— start —
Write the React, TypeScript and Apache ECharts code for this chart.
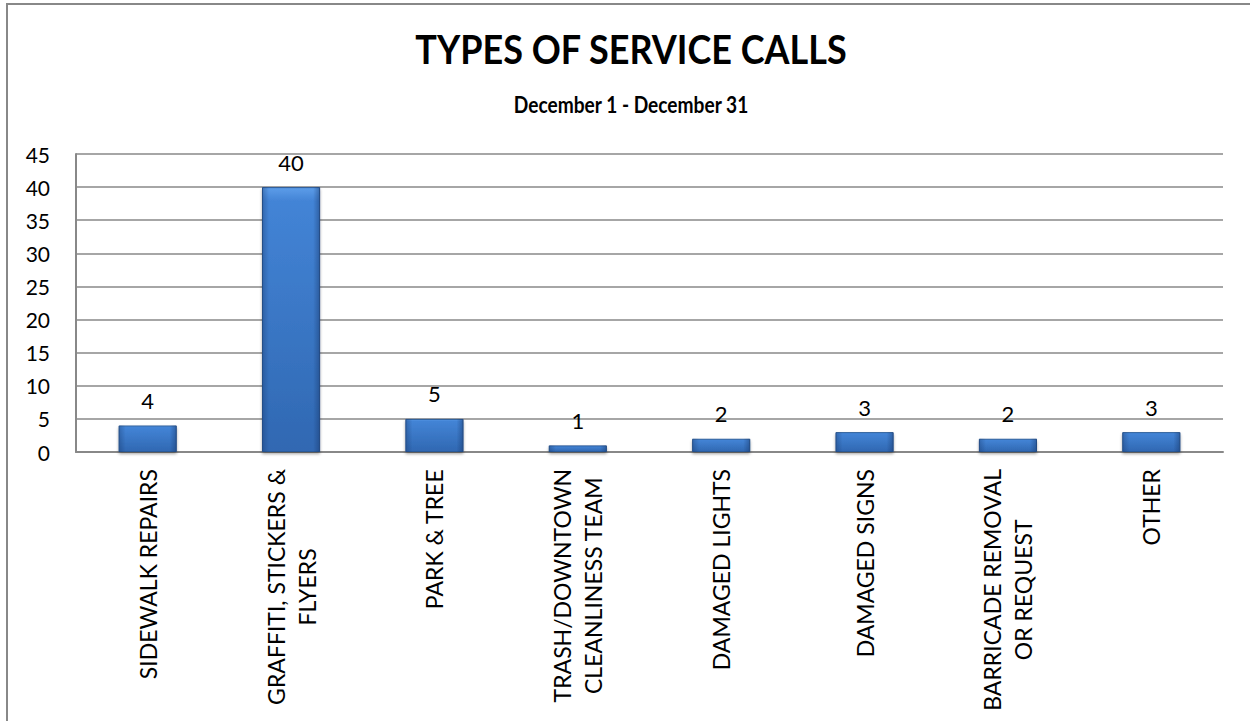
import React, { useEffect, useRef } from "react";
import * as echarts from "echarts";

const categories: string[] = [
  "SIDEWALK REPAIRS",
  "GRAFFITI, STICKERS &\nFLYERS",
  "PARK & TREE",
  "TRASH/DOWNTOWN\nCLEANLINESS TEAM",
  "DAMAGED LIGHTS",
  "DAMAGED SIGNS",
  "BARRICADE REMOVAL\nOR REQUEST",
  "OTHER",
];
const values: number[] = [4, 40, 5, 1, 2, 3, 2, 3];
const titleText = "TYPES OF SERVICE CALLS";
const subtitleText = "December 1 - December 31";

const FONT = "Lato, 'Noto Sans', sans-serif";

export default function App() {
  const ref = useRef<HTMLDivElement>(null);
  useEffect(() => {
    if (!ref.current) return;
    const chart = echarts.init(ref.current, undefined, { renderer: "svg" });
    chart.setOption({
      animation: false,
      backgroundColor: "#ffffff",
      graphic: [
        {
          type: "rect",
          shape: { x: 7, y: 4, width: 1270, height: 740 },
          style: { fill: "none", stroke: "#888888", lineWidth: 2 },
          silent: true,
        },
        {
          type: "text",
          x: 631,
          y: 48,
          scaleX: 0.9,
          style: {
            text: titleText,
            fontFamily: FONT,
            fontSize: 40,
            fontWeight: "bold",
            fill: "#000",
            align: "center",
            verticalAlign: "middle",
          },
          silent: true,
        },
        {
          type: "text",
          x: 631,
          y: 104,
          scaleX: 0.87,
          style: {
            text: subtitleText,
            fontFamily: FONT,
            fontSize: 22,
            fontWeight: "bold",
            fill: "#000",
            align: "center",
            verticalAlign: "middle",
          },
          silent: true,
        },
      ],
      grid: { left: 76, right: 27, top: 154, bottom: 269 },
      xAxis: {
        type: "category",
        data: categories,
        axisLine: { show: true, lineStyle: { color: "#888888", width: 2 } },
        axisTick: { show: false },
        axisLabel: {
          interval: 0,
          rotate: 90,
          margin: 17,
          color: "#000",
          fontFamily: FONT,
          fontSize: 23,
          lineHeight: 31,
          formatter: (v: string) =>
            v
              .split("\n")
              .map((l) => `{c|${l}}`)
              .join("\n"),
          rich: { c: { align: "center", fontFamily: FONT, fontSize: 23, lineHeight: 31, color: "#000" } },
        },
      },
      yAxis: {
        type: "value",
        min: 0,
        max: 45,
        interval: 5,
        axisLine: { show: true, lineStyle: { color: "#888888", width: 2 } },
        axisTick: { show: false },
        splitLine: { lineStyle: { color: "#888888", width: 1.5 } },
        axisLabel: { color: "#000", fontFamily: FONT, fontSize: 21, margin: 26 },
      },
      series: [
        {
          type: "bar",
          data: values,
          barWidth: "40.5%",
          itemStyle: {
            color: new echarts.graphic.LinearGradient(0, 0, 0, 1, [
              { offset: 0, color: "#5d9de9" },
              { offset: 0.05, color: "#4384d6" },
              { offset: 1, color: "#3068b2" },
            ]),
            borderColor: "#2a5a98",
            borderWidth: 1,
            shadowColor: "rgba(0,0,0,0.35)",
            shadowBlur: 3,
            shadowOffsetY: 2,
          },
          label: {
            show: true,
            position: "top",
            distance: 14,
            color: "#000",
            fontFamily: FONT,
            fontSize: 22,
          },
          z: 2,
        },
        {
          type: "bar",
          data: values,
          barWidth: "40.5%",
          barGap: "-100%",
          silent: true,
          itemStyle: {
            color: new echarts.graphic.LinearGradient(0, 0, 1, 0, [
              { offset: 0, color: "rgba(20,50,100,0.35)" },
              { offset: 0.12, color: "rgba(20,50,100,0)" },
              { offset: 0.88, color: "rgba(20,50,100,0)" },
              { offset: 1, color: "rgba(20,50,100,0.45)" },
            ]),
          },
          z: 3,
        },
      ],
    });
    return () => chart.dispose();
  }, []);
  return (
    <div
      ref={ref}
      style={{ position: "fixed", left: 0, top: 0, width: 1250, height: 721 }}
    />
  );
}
— end —
▸ GIVEN INSTRUCTION
Show, from the material above, each line that includes the string "React".

▸ COMPLETED EXERCISE
Write the React, TypeScript and Apache ECharts code for this chart.
import React, { useEffect, useRef } from "react";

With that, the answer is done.